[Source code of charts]
· · · · · · ·

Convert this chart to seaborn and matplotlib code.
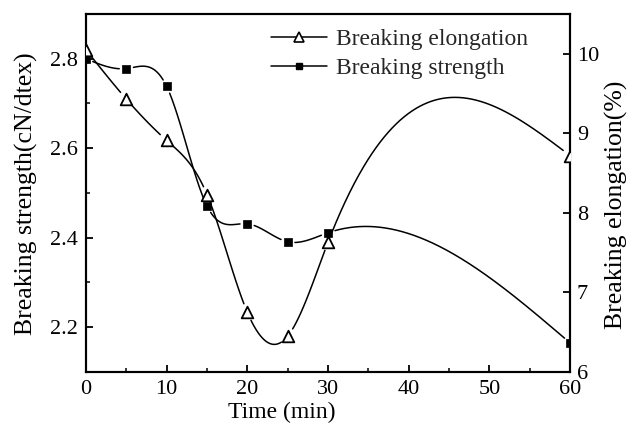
import numpy as np
import pandas as pd
import matplotlib
matplotlib.use("Agg")
import matplotlib.pyplot as plt
from matplotlib.lines import Line2D
import seaborn as sns

# ---- data ----
time_min = [0, 5, 10, 15, 20, 25, 30, 60]
breaking_strength = [2.80, 2.778, 2.738, 2.471, 2.431, 2.391, 2.411, 2.165]
breaking_elongation = [10.05, 9.43, 8.91, 8.23, 6.75, 6.45, 7.63, 8.72]
x_ticks = [0, 10, 20, 30, 40, 50, 60]
left_ticks = [2.2, 2.4, 2.6, 2.8]
right_ticks = [6, 7, 8, 9, 10]

sns.set_theme(style="ticks")
plt.rcParams["font.family"] = ["Liberation Serif", "DejaVu Serif"]


def natural_spline(x, y, xs):
    x = np.asarray(x, float)
    y = np.asarray(y, float)
    n = len(x)
    h = np.diff(x)
    A = np.zeros((n, n))
    b = np.zeros(n)
    A[0, 0] = 1
    A[-1, -1] = 1
    for i in range(1, n - 1):
        A[i, i - 1] = h[i - 1]
        A[i, i] = 2 * (h[i - 1] + h[i])
        A[i, i + 1] = h[i]
        b[i] = 6 * ((y[i + 1] - y[i]) / h[i] - (y[i] - y[i - 1]) / h[i - 1])
    M = np.linalg.solve(A, b)
    idx = np.clip(np.searchsorted(x, xs) - 1, 0, n - 2)
    x0, x1 = x[idx], x[idx + 1]
    hh = x1 - x0
    t0 = x1 - xs
    t1 = xs - x0
    return (M[idx] * t0 ** 3 / (6 * hh) + M[idx + 1] * t1 ** 3 / (6 * hh)
            + (y[idx] / hh - M[idx] * hh / 6) * t0
            + (y[idx + 1] / hh - M[idx + 1] * hh / 6) * t1)


fig = plt.figure(figsize=(6.3, 4.33), dpi=100)
ax = fig.add_axes([0.1365, 0.141, 0.7683, 0.8267])
ax2 = ax.twinx()

ax.set_xlim(0, 60)
ax.set_ylim(2.1, 2.9)
ax2.set_ylim(6, 10.5)


def gapped_curve(axis, xd, yd, gap_px):
    xs = np.linspace(min(xd), max(xd), 1500)
    ys = natural_spline(xd, yd, xs)
    fig.canvas.draw()
    pts = axis.transData.transform(np.column_stack([xs, ys]))
    mk = axis.transData.transform(np.column_stack([xd, yd]))
    d = np.min(np.hypot(pts[:, None, 0] - mk[None, :, 0],
                        pts[:, None, 1] - mk[None, :, 1]), axis=1)
    keep = d > gap_px
    seg = np.cumsum(np.r_[0, np.diff(keep.astype(int)) != 0])
    df = pd.DataFrame({"x": xs, "y": ys, "seg": seg})[keep]
    return df


df_s = gapped_curve(ax, time_min, breaking_strength, 7.0)
df_e = gapped_curve(ax2, time_min, breaking_elongation, 8.5)

sns.lineplot(data=df_s, x="x", y="y", units="seg", estimator=None, sort=False,
             color="black", lw=1.1, ax=ax, legend=False)
sns.scatterplot(x=time_min, y=breaking_strength, marker="s", s=36, color="black",
                edgecolor="black", linewidth=0.5, ax=ax, legend=False, zorder=4)

sns.lineplot(data=df_e, x="x", y="y", units="seg", estimator=None, sort=False,
             color="black", lw=1.1, ax=ax2, legend=False)
sns.scatterplot(x=time_min, y=breaking_elongation, marker="^", s=70, color="white",
                edgecolor="black", linewidth=1.3, ax=ax2, legend=False, zorder=4)

ax.set_xlim(0, 60)
ax.set_ylim(2.1, 2.9)
ax2.set_ylim(6, 10.5)

ax.set_xticks(x_ticks)
ax.set_xticks([5, 15, 25, 35, 45, 55], minor=True)
ax.set_yticks(left_ticks)
ax.set_yticks([2.3, 2.5, 2.7], minor=True)
ax2.set_yticks(right_ticks)

for a in (ax, ax2):
    for s in a.spines.values():
        s.set_linewidth(1.5)
        s.set_color("black")
ax.tick_params(axis="both", which="major", direction="in", length=5, width=1.3,
               labelsize=16, colors="black", pad=6)
ax.tick_params(axis="both", which="minor", direction="in", length=3, width=1.3)
ax2.tick_params(axis="y", which="major", direction="in", length=5, width=1.3,
                labelsize=16, colors="black", pad=5)
ax.set_xticklabels([str(v) for v in x_ticks])
ax.set_yticklabels([f"{v:.1f}" for v in left_ticks])
ax2.set_yticklabels([str(v) for v in right_ticks])

ax.set_xlabel("Time (min)", fontsize=17, color="black")
ax.xaxis.set_label_coords(0.405, -0.083)
ax.set_ylabel("Breaking strength(cN/dtex)", fontsize=18.5, color="black")
ax.yaxis.set_label_coords(-0.1, 0.497)
ax2.set_ylabel("Breaking elongation(%)", fontsize=18.5, color="black")
ax2.yaxis.set_label_coords(1.072, 0.466)

handles = [
    Line2D([], [], color="black", lw=1.1, marker="^", markersize=7,
           markerfacecolor="white", markeredgecolor="black", markeredgewidth=1.2),
    Line2D([], [], color="black", lw=1.1, marker="s", markersize=5,
           markerfacecolor="black", markeredgecolor="black"),
]
ax2.legend(handles, ["Breaking elongation", "Breaking strength"], loc="upper left",
           bbox_to_anchor=(0.362, 0.985), frameon=False, fontsize=17,
           handlelength=2.4, handletextpad=0.38, labelspacing=0.3, borderaxespad=0)

fig.savefig("out.png", dpi=100)
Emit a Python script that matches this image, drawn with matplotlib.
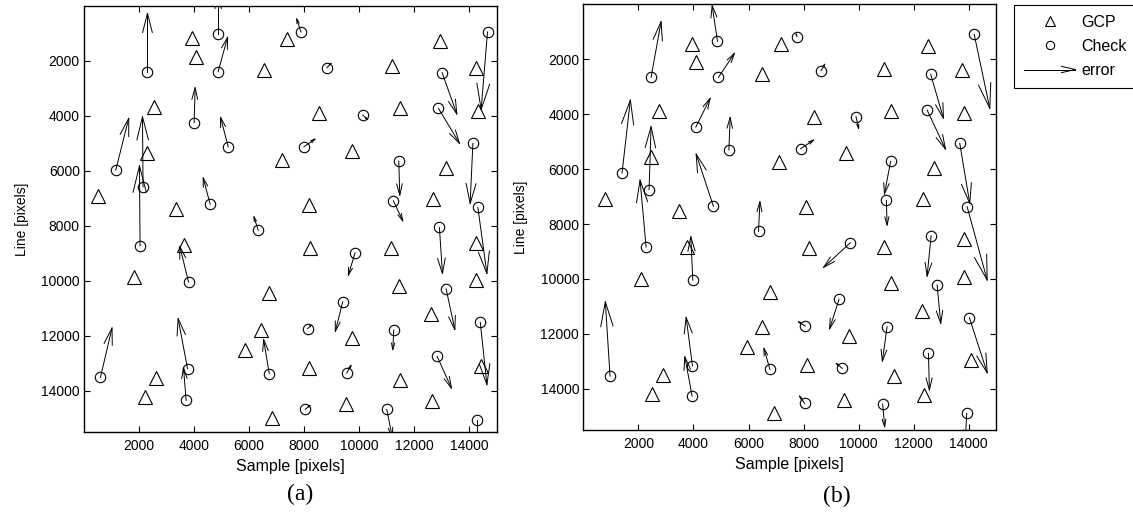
import numpy as np
import matplotlib.pyplot as plt
from matplotlib.lines import Line2D
from matplotlib.legend_handler import HandlerBase

plt.rcParams['font.family'] = ['Liberation Sans', 'DejaVu Sans']

# ---- panel (a) ----
gcp_a_x = [498, 1807, 2218, 2633, 2280, 2535, 3345, 3615, 3905, 4050, 5844, 6425, 6716,
           6813, 6535, 7382, 7189, 8171, 8207, 8171, 8535, 9745, 9745, 9527, 11200, 11480,
           11142, 11433, 11469, 12680, 12596, 12633, 12924, 13142, 14255, 14305, 14255,
           14233, 14425]
gcp_a_y = [6918, 9858, 14230, 13537, 5363, 3665, 7392, 8703, 1173, 1866, 12503, 11775, 10426,
           14980, 2328, 1199, 5607, 7234, 8812, 13184, 3905, 5279, 12080, 14495, 2182, 3701,
           8812, 10186, 13621, 7038, 11191, 14375, 1283, 5887, 2244, 3810, 8641,
           9978, 13111]

chk_a_x = [2305, 4873, 4873, 4000, 5236, 1153, 2145, 2036, 4582, 6327, 7880, 8825, 13007,
           14655, 10124, 12873, 14124, 7989, 11433, 11236, 14305, 9844, 12909, 3796, 596,
           3760, 3709, 6727, 9396, 8124, 9542, 8036, 11251, 10996, 13153, 12825, 14393, 14280]
chk_a_y = [2390, 1027, 2390, 4248, 5122, 5971, 6579, 8728, 7210, 8157, 944, 2244, 2426,
           944, 3967, 3723, 4998, 5122, 5643, 7089, 7330, 8983, 8058, 10040, 13512,
           13195, 14350, 13377, 10768, 11738, 13355, 14678, 11789, 14678, 10295, 12747, 11509, 15053]
err_a_u = [0, 0, 342, 36, -276, 472, -21, -21, -255, -156, -156, 146, 535,
           -230, 167, 763, -99, 400, 36, 342, 328, -244, 109, -316, 422,
           -342, -94, -203, -269, 120, 156, 171, -37, 200, 316, 520, 240, 0]
err_a_v = [-2130, -1400, -1253, -1275, -1071, -1884, -2550, -2914, -959, -485, -474, -160, 1505,
           2816, 157, 1275, 2186, -280, 1239, 729, 2404, 813, 1676, -1290, -1796,
           -1821, -1191, -1239, 1068, -120, -280, -146, 714, 1000, 1480, 1155, 2269, 900]

# ---- panel (b) ----
gcp_b_x = [789, 2087, 2498, 2887, 2742, 2462, 3480, 3771, 3942, 4087, 5942, 6498, 6487,
           6789, 6909, 7190, 7091, 8087, 8182, 8124, 8364, 9553, 9636, 9480, 10935, 11178,
           10935, 11178, 11273, 12327, 12305, 12378, 12524, 12727, 13745, 13818, 13844,
           13844, 14098]
gcp_b_y = [7100, 10004, 14204, 13512, 3894, 5548, 7537, 8827, 1454, 2098, 12492, 11741, 2536,
           10466, 14874, 1440, 5730, 7380, 8885, 13137, 4091, 5402, 12080, 14411, 2365, 3884,
           8849, 10160, 13526, 7078, 11158, 14229, 1504, 5948, 2390, 3967, 8546,
           9920, 12955]

chk_b_x = [2462, 4873, 4909, 4087, 5287, 1407, 2389, 2280, 4727, 6364, 7760, 8633, 12618,
           14196, 9905, 12487, 13673, 7891, 11163, 11007, 13942, 9698, 12633, 3978, 971,
           3964, 3953, 6778, 9287, 8062, 9407, 8036, 11033, 10873, 12851, 12535, 14025, 13927]
chk_b_y = [2656, 1344, 2656, 4466, 5304, 6142, 6750, 8838, 7355, 8266, 1177, 2415, 2547,
           1090, 4091, 3847, 5060, 5256, 5716, 7137, 7370, 8681, 8425, 10040, 13537,
           13162, 14266, 13293, 10743, 11716, 13257, 14532, 11741, 14557, 10222, 12711, 11414, 14897]
err_b_u = [363, -193, 582, 520, 48, 302, 73, -218, -629, 51, -30, 131, 462,
           568, 95, 666, 363, 473, -228, 26, 727, -971, -146, -73, -171,
           -229, -266, -218, -342, -244, -218, -181, -171, 72, 131, 36, 644, -50]
err_b_v = [-2026, -1300, -875, -1045, -1191, -2659, -2295, -2441, -1905, -1079, -100, -233, 1603,
           2695, 423, 1421, 2186, -316, 1191, 899, 2670, 896, 1470, -1578, -2706,
           -1763, -1432, -765, 1071, -157, -182, -266, 1250, 827, 1395, 1336, 2003, 900]


def quiver_open(ax, x, y, u, v, alpha=0.33, beta=0.25, **kw):
    # matlab-style quiver: shaft + two open barbs, all in data units
    x, y, u, v = map(np.asarray, (x, y, u, v))
    for xi, yi, ui, vi in zip(x, y, u, v):
        tx, ty = xi + ui, yi + vi
        ax.plot([xi, tx], [yi, ty], **kw)
        ax.plot([tx - alpha * (ui + beta * vi), tx, tx - alpha * (ui - beta * vi)],
                [ty - alpha * (vi - beta * ui), ty, ty - alpha * (vi + beta * ui)], **kw)


class HandlerArrow(HandlerBase):
    def create_artists(self, legend, orig_handle, xdescent, ydescent,
                       width, height, fontsize, trans):
        y0 = height / 2 - ydescent
        x0, x1 = -xdescent, width - xdescent
        hl, hw = 0.27 * (x1 - x0), 0.06 * (x1 - x0)
        shaft = Line2D([x0, x1], [y0, y0], color='k', lw=0.7)
        head = Line2D([x1 - hl, x1, x1 - hl], [y0 + hw, y0, y0 - hw], color='k', lw=0.7)
        for a in (shaft, head):
            a.set_transform(trans)
        return [shaft, head]


fig = plt.figure(figsize=(11.33, 5.12), dpi=100)
axA = fig.add_axes([84 / 1133, 1 - 432 / 512, 413 / 1133, 426 / 512])
axB = fig.add_axes([583.3 / 1133, 1 - 430 / 512, 413 / 1133, 425.6 / 512])

panels = [(axA, gcp_a_x, gcp_a_y, chk_a_x, chk_a_y, err_a_u, err_a_v),
          (axB, gcp_b_x, gcp_b_y, chk_b_x, chk_b_y, err_b_u, err_b_v)]

for ax, gx, gy, cx, cy, u, v in panels:
    ax.plot(gx, gy, '^', ms=9.5, mfc='none', mec='k', mew=0.8)
    ax.plot(cx, cy, 'o', ms=7.5, mfc='none', mec='k', mew=0.8)
    quiver_open(ax, cx, cy, u, v, color='k', lw=0.7)
    ax.set_xlim(0, 15000)
    ax.set_ylim(15500, 0)
    ax.set_xticks(np.arange(2000, 15000, 2000))
    ax.set_yticks(np.arange(2000, 15000, 2000))
    ax.tick_params(direction='in', top=True, right=True, length=4, width=0.8, labelsize=10)
    ax.tick_params(axis='x', pad=5)
    ax.tick_params(axis='y', pad=3)
    for s in ax.spines.values():
        s.set_linewidth(1.0)
    ax.set_xlabel('Sample [pixels]', fontsize=11.5, labelpad=4)
    ax.set_ylabel('Line [pixels]', fontsize=10, labelpad=9)

fig.text(300 / 1133, 1 - 494 / 512, '(a)', ha='center', va='center',
         family='Liberation Serif', fontsize=17)
fig.text(837 / 1133, 1 - 496 / 512, '(b)', ha='center', va='center',
         family='Liberation Serif', fontsize=17)

h_gcp = Line2D([], [], ls='none', marker='^', ms=7.5, mfc='none', mec='k', mew=0.8)
h_chk = Line2D([], [], ls='none', marker='o', ms=6, mfc='none', mec='k', mew=0.8)
h_err = Line2D([], [], color='k')
leg = fig.legend([h_gcp, h_chk, h_err], ['GCP', 'Check', 'error'],
                 handler_map={h_err: HandlerArrow()},
                 loc='upper left', bbox_to_anchor=(1014 / 1133, 1 - 5 / 512),
                 borderaxespad=0, fontsize=11.5, handlelength=3.25, handletextpad=0.37,
                 borderpad=0.6, labelspacing=0.58, fancybox=False, framealpha=1,
                 edgecolor='k')
leg.get_frame().set_linewidth(0.8)

fig.savefig('out.png', dpi=100)
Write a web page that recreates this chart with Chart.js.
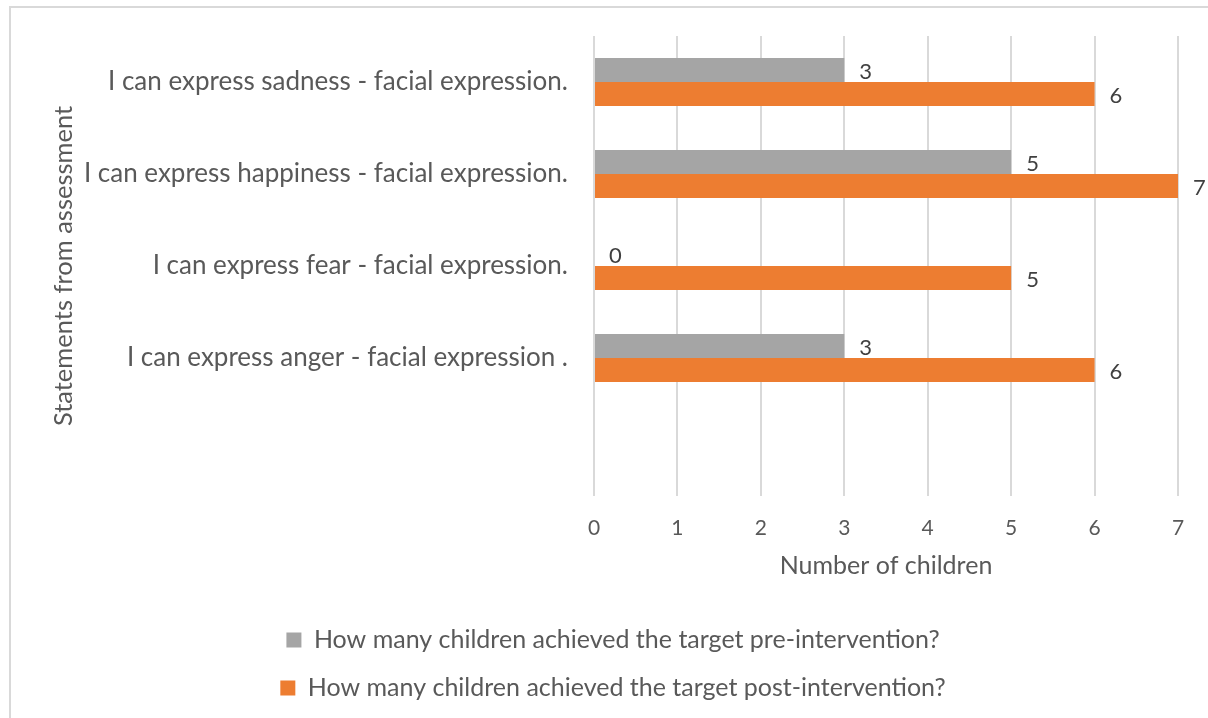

· · · · · · ·

Aim of the exercise: Above are the records. Print exactly the lines from the one containing "Emit a Python" to the one containing "plt.rcParams['font.family'] = ['Liberation", both included, and nothing else; pictures are excluded.

Exercise output:
Emit a Python script that matches this image, drawn with matplotlib.
import numpy as np
import matplotlib.pyplot as plt
from matplotlib.lines import Line2D
from matplotlib.legend_handler import HandlerBase

plt.rcParams['font.family'] = ['Liberation Sans', 'DejaVu Sans']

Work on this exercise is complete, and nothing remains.